The cycle_output_files command macro resolves this problem by running the pm macro with a speficied process_name and output file. The output file is suffixed with a number from 0 thru N-1 where N is one of the arguments to cycle_output_files. It monitors the size of the output file and when it hits the specified limit (another argument) it kills the process and starts a new one using the next output file name. With the proper file size and number of files you can save the last hour, day or weeks worth of data.

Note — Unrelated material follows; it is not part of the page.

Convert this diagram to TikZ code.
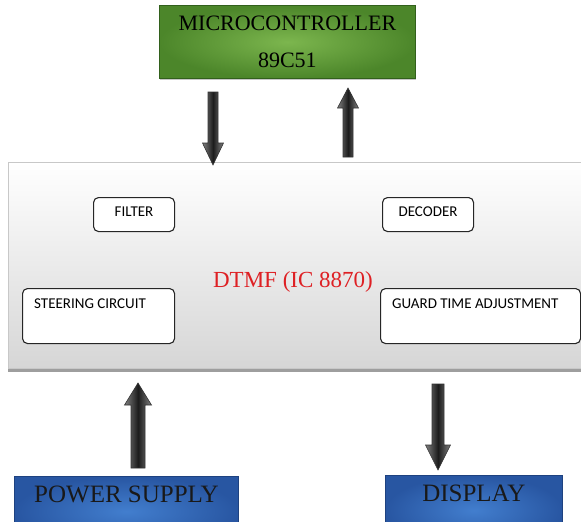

You can use cycle_output_files to run a specific command (example 1), a command macro that does NOT call start_process (example 2), or a command macro that DOES call start_process (example 3). Macros that call start_process must accept the arguments -output_path and -process_name and use those arguments in the call to start_process. You can also start cycle_output_files as a started process (example 4) so it is not tied to a terminal window or a login session.

Display Form

------------------------------ cycle_output_files ---------------------------- 
 process_name:                                               
 output_path:                                                             
 max_size:                    
 max_num:                   
 check_seconds: 60
 command:               

Command-Line Form

cycle_output_files process_name output_path max_size max_num [check_seconds]   
                   [command]

Arguments

process_name string
This is the base name of the process that will be run. The name will include a suffix between 0 and max_num - 1 (see below).

output_path string
This is the base name that the output_file will have. The actual output file names will be OUTPUT_PATH.SUFFIX.out, where suffix is a number between 0 and max_num - 1 (see below). If you specify a name containg the string ".out" OUTPUT_PATH will consist of all characters before the ".out" string.

max_size number
This is the maximum size in blocks of the output_files. Note that this size is ONLY APPROXIMATE. The file size is checked once every check_seconds seconds (see below). It is possible for a file to be smaller than max_size at one check and grow larger than max_size before the next check. How much larger it grows will depend on the speed that it grows and the size of check_seconds.

max_num number
This is the maximum number of files to create. Files will have the name output_path.N.out where N ranges from 0 to max_num -1. You cannot assume that output_file.4.out was written after output_file.1.out These file names constitute a circular buffer. The only way to tell the proper order of the files is to look at the date_time modified values.

check_seconds number
The number of seconds between checks of the file size.

command string
This is the command to execute.

Examples

Example 1

In this first example I am directly executing an analyze_system request with its own built in repeat interval. Because of that I need to include the start_process as part of my command and because it is an analyze_system request I need to use the -privileged argument. Creative use of the string and quote command functions are needed to pass the arguments through all the layers of command processing.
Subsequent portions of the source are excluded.